== PROMPT ==
Omit all pictures. Copy the rest of the material exactly.

== AVAILABLE DATA ==
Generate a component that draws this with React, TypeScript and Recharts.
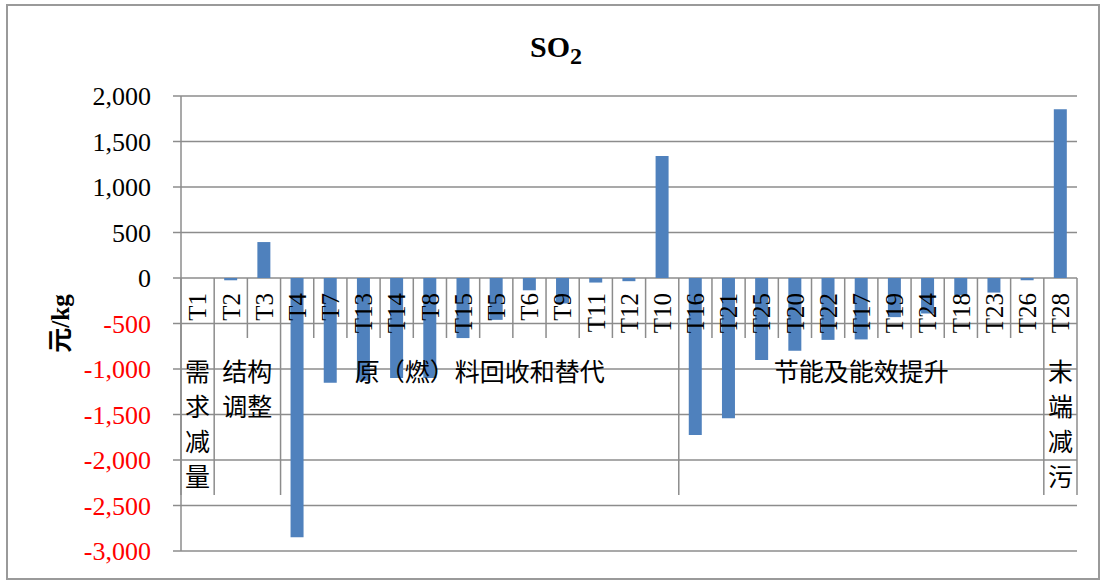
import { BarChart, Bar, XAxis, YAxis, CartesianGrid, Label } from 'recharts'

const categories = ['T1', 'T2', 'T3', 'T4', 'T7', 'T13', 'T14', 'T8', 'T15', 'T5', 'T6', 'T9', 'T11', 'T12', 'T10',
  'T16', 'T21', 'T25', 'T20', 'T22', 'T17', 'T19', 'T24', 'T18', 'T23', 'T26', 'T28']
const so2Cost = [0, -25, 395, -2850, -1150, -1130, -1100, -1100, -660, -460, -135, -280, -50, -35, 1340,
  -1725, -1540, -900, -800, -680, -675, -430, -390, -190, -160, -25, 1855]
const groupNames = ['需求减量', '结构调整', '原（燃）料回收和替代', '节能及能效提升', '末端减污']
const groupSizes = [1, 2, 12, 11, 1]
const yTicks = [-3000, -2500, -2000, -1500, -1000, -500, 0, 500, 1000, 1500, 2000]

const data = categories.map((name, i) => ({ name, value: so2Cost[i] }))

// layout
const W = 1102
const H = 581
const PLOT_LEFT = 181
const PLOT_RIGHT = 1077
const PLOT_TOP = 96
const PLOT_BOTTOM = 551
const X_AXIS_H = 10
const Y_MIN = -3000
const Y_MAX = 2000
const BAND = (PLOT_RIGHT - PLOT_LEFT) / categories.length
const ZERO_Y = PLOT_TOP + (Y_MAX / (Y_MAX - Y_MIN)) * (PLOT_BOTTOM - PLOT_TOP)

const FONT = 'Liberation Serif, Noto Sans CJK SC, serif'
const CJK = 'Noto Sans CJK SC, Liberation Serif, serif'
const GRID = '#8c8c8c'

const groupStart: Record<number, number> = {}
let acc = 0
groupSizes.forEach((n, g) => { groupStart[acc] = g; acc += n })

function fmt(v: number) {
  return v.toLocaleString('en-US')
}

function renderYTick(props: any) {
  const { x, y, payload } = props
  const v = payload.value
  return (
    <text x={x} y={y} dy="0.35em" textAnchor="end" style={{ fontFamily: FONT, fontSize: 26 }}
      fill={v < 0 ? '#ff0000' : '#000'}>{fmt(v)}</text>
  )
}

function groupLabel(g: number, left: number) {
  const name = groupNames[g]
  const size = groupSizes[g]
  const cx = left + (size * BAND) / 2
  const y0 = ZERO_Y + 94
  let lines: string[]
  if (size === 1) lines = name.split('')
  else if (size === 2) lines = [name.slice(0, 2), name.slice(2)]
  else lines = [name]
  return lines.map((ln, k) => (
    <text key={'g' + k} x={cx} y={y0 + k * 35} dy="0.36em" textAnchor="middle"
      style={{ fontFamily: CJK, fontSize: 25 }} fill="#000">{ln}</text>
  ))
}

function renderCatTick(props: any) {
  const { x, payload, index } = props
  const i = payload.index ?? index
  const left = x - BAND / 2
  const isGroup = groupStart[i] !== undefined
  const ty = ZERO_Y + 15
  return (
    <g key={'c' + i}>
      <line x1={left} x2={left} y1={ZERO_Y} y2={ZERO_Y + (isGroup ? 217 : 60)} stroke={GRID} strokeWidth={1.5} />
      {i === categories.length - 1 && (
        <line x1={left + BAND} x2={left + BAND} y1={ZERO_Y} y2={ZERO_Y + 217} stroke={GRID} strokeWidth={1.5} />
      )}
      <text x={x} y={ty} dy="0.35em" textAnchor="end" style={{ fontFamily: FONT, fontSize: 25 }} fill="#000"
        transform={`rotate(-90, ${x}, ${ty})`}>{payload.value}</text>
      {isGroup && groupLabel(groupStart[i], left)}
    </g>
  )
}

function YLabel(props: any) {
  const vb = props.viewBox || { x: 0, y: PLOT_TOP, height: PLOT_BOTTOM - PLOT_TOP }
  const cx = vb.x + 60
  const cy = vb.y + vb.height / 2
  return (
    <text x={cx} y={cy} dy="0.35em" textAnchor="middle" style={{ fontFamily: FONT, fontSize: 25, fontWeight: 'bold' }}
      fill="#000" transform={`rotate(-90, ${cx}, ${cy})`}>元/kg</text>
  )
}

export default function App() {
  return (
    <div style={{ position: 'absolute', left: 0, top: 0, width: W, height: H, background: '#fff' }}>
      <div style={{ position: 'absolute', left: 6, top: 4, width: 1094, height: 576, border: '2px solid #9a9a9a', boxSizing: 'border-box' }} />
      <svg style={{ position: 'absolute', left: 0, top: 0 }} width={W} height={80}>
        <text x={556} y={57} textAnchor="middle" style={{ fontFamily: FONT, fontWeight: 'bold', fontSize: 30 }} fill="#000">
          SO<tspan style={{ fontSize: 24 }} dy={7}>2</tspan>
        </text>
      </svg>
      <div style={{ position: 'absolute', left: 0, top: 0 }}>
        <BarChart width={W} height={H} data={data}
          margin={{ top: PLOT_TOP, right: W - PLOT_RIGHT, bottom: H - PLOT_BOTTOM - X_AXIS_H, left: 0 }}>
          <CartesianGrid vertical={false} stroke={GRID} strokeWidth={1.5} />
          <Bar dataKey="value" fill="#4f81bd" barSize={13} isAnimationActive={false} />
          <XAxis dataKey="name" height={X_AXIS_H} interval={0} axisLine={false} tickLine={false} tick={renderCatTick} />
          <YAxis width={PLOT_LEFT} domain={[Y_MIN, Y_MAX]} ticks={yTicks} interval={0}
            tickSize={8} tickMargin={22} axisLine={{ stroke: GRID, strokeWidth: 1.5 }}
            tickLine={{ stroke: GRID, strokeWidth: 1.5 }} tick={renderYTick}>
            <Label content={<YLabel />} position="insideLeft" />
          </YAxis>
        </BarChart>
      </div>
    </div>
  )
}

== THE RESULT ==
Generate a component that draws this with React, TypeScript and Recharts.
import { BarChart, Bar, XAxis, YAxis, CartesianGrid, Label } from 'recharts'

const categories = ['T1', 'T2', 'T3', 'T4', 'T7', 'T13', 'T14', 'T8', 'T15', 'T5', 'T6', 'T9', 'T11', 'T12', 'T10',
  'T16', 'T21', 'T25', 'T20', 'T22', 'T17', 'T19', 'T24', 'T18', 'T23', 'T26', 'T28']
const so2Cost = [0, -25, 395, -2850, -1150, -1130, -1100, -1100, -660, -460, -135, -280, -50, -35, 1340,
  -1725, -1540, -900, -800, -680, -675, -430, -390, -190, -160, -25, 1855]
const groupNames = ['需求减量', '结构调整', '原（燃）料回收和替代', '节能及能效提升', '末端减污']
const groupSizes = [1, 2, 12, 11, 1]
const yTicks = [-3000, -2500, -2000, -1500, -1000, -500, 0, 500, 1000, 1500, 2000]

const data = categories.map((name, i) => ({ name, value: so2Cost[i] }))

// layout
const W = 1102
const H = 581
const PLOT_LEFT = 181
const PLOT_RIGHT = 1077
const PLOT_TOP = 96
const PLOT_BOTTOM = 551
const X_AXIS_H = 10
const Y_MIN = -3000
const Y_MAX = 2000
const BAND = (PLOT_RIGHT - PLOT_LEFT) / categories.length
const ZERO_Y = PLOT_TOP + (Y_MAX / (Y_MAX - Y_MIN)) * (PLOT_BOTTOM - PLOT_TOP)

const FONT = 'Liberation Serif, Noto Sans CJK SC, serif'
const CJK = 'Noto Sans CJK SC, Liberation Serif, serif'
const GRID = '#8c8c8c'

const groupStart: Record<number, number> = {}
let acc = 0
groupSizes.forEach((n, g) => { groupStart[acc] = g; acc += n })

function fmt(v: number) {
  return v.toLocaleString('en-US')
}

function renderYTick(props: any) {
  const { x, y, payload } = props
  const v = payload.value
  return (
    <text x={x} y={y} dy="0.35em" textAnchor="end" style={{ fontFamily: FONT, fontSize: 26 }}
      fill={v < 0 ? '#ff0000' : '#000'}>{fmt(v)}</text>
  )
}

function groupLabel(g: number, left: number) {
  const name = groupNames[g]
  const size = groupSizes[g]
  const cx = left + (size * BAND) / 2
  const y0 = ZERO_Y + 94
  let lines: string[]
  if (size === 1) lines = name.split('')
  else if (size === 2) lines = [name.slice(0, 2), name.slice(2)]
  else lines = [name]
  return lines.map((ln, k) => (
    <text key={'g' + k} x={cx} y={y0 + k * 35} dy="0.36em" textAnchor="middle"
      style={{ fontFamily: CJK, fontSize: 25 }} fill="#000">{ln}</text>
  ))
}

function renderCatTick(props: any) {
  const { x, payload, index } = props
  const i = payload.index ?? index
  const left = x - BAND / 2
  const isGroup = groupStart[i] !== undefined
  const ty = ZERO_Y + 15
  return (
    <g key={'c' + i}>
      <line x1={left} x2={left} y1={ZERO_Y} y2={ZERO_Y + (isGroup ? 217 : 60)} stroke={GRID} strokeWidth={1.5} />
      {i === categories.length - 1 && (
        <line x1={left + BAND} x2={left + BAND} y1={ZERO_Y} y2={ZERO_Y + 217} stroke={GRID} strokeWidth={1.5} />
      )}
      <text x={x} y={ty} dy="0.35em" textAnchor="end" style={{ fontFamily: FONT, fontSize: 25 }} fill="#000"
        transform={`rotate(-90, ${x}, ${ty})`}>{payload.value}</text>
      {isGroup && groupLabel(groupStart[i], left)}
    </g>
  )
}

function YLabel(props: any) {
  const vb = props.viewBox || { x: 0, y: PLOT_TOP, height: PLOT_BOTTOM - PLOT_TOP }
  const cx = vb.x + 60
  const cy = vb.y + vb.height / 2
  return (
    <text x={cx} y={cy} dy="0.35em" textAnchor="middle" style={{ fontFamily: FONT, fontSize: 25, fontWeight: 'bold' }}
      fill="#000" transform={`rotate(-90, ${cx}, ${cy})`}>元/kg</text>
  )
}

export default function App() {
  return (
    <div style={{ position: 'absolute', left: 0, top: 0, width: W, height: H, background: '#fff' }}>
      <div style={{ position: 'absolute', left: 6, top: 4, width: 1094, height: 576, border: '2px solid #9a9a9a', boxSizing: 'border-box' }} />
      <svg style={{ position: 'absolute', left: 0, top: 0 }} width={W} height={80}>
        <text x={556} y={57} textAnchor="middle" style={{ fontFamily: FONT, fontWeight: 'bold', fontSize: 30 }} fill="#000">
          SO<tspan style={{ fontSize: 24 }} dy={7}>2</tspan>
        </text>
      </svg>
      <div style={{ position: 'absolute', left: 0, top: 0 }}>
        <BarChart width={W} height={H} data={data}
          margin={{ top: PLOT_TOP, right: W - PLOT_RIGHT, bottom: H - PLOT_BOTTOM - X_AXIS_H, left: 0 }}>
          <CartesianGrid vertical={false} stroke={GRID} strokeWidth={1.5} />
          <Bar dataKey="value" fill="#4f81bd" barSize={13} isAnimationActive={false} />
          <XAxis dataKey="name" height={X_AXIS_H} interval={0} axisLine={false} tickLine={false} tick={renderCatTick} />
          <YAxis width={PLOT_LEFT} domain={[Y_MIN, Y_MAX]} ticks={yTicks} interval={0}
            tickSize={8} tickMargin={22} axisLine={{ stroke: GRID, strokeWidth: 1.5 }}
            tickLine={{ stroke: GRID, strokeWidth: 1.5 }} tick={renderYTick}>
            <Label content={<YLabel />} position="insideLeft" />
          </YAxis>
        </BarChart>
      </div>
    </div>
  )
}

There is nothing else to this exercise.